Bursalı bir dağcının saatler süren zirve yürüyüşü, ona eşlik eden drone tarafından an be an kaydedildi. 2.514 metre yükseklikteki Uludağ’ın zirvesi, hem yazın hem de kışın görkemli manzaralarıyla yıllardır sayısız hikayeye ilham kaynağı oldu. Türkiye’de kış turizminin ilk akla gelen merkezlerinden biri olan Uludağ, 2.543 metre yüksekliğiyle Marmara Bölgesi’nin en yüksek dağı olarak öne çıkıyor. Bursa sınırlarında yer alan Uludağ, aynı zamanda Türkiye’nin en büyük doğa sporları ve kış turizmi noktalarından biri.
Yaklaşık 15-20 kilometre genişliğe ve 40 kilometre uzunluğa yayılan Uludağ’ın Bursa’ya bakan yamaçları kademeli bir görünüme sahipken, Orhaneli yönündeki tepeleri daha düz ve dik bir yapıda. Dağın en yüksek noktası olan Karatepe, diğer adıyla Uludağ Tepe, 2.543 metre yüksekliğe sahip. Oteller bölgesinden görülebilen ancak yanlışlıkla zirve zannedilen Keşiştepe ise 2.486 metre yüksekliğinde bulunuyor.
Çevresindeki Sarıalan, Kirazlıyayla, Kadıyayla ve Softaboğan gibi yaylalar sayesinde kayak, trekking, oryantiring ve kamp gibi etkinliklerin yapıldığı Uludağ, kış aylarında ziyaretçi akınına uğruyor.

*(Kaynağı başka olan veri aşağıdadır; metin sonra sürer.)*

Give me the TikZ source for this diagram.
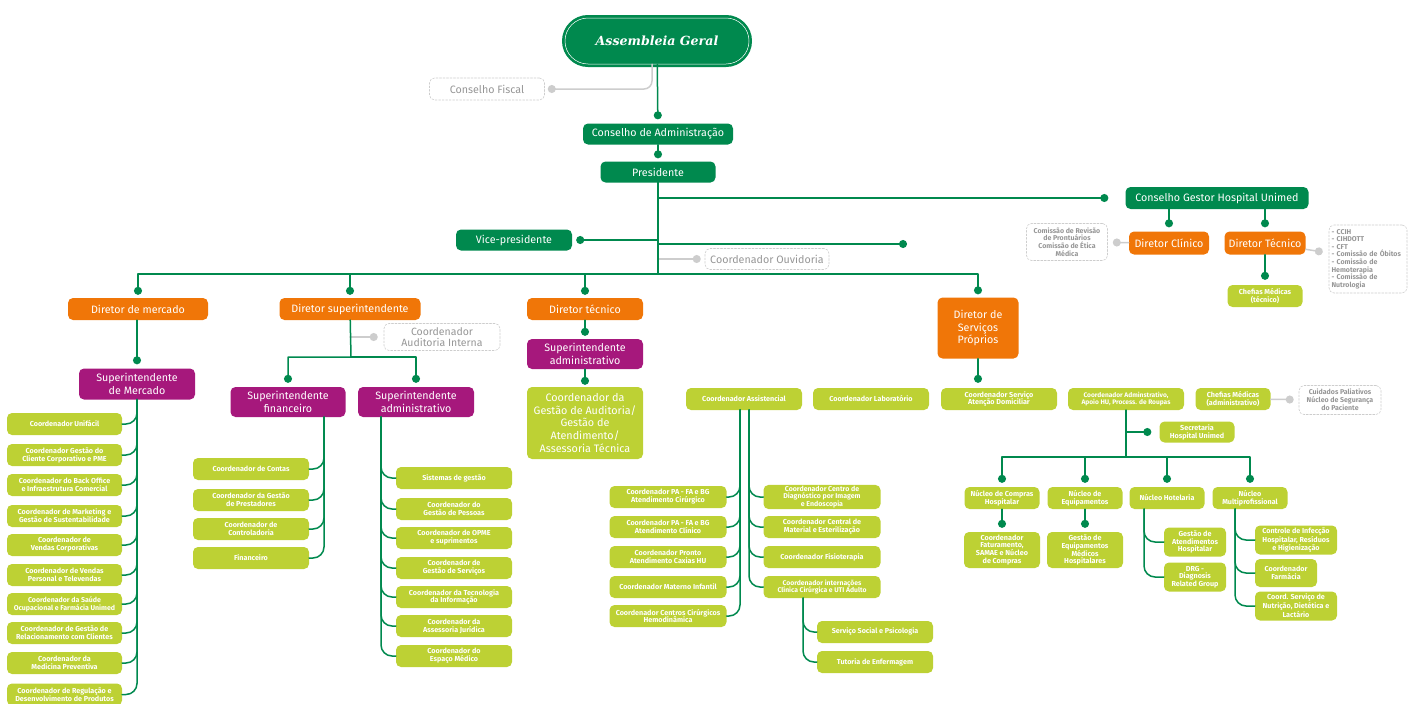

Doğa sporlarına ilgi duyanlar için yıl boyunca popüler olan Uludağ, trekking tutkunlarının da favori rotaları arasında yer alıyor. Doğa yürüyüşçüleri oteller bölgesinden başlayarak maden yolunu takip edip göller bölgesine ulaşıyor; alternatif bir rota olarak Alaçam Mahallesi’nden yürüyüşe başlayanlar ise orman içinden geçerek yaklaşık üç saatte göller bölgesine, oradan da zirveye varıyor.
Uludağ Zirvesindeki Aşınma Sürekli Devam Ediyor
Bölgenin en yüksek noktası olan 2.543 metrelik Karatepe, diğer adıyla Zirve Tepe, kuzeyden batıya doğru sürekli olarak aşınmaya maruz kalıyor. Uzmanlar, yıllar içinde bu aşınmanın Uludağ’ı daha alçak bir dağa dönüştüreceğine dikkat çekiyor. Son yürüyüşünde bölgeyi drone ile görüntüleyen Bursalı dağcı İsmet Şentürk, zirvedeki aşınmanın boyutlarını gözler önüne serdi. Şentürk, uzun yürüyüşü boyunca yalnızca takip modundaki drone’un kendisine eşlik ettiğini belirterek, “Zirvede yürümek adeta başka bir gezegende, Ay’da yürüyormuşsunuz gibi hissettiriyor. Bulutların üstünde olmak bambaşka bir duygu,” dedi.
Şentürk, kuzeyden batıya doğru uzanan sırt hattının yağmur, fırtına, kar ve çığ gibi doğa olaylarının etkisiyle sürekli aşındığını ve drone görüntülerinde bu aşınmanın çok net görülebildiğini ifade etti. “Bu aşınma ve çöküntüyle birlikte dört farklı sirk bölgesi oluşmuş durumda. Zamanla bu sırt hattı tamamen aşınıp Uludağ daha alçak bir hale gelecek,” diyen Şentürk, ortaya çıkan doğal oluşumların bu süreci açıkça gösterdiğini belirtti.
Zirvede yaptığı yürüyüş hakkında bilgi veren Şentürk, “Uludağ’ın o etkileyici sırt hattında yürümek, sağınızda ve solunuzda boşlukları düşününce hiç de kolay değil. Adeta başka bir gezegende yürüyormuş hissine kapılıyorsunuz. Bu deneyimleri ancak doğa sporlarıyla ilgilenen kişiler yaşayabiliyor. Uludağ’ın bu benzersiz bölgesini tüm dağcılara öneriyoruz,” diyerek sözlerini tamamladı.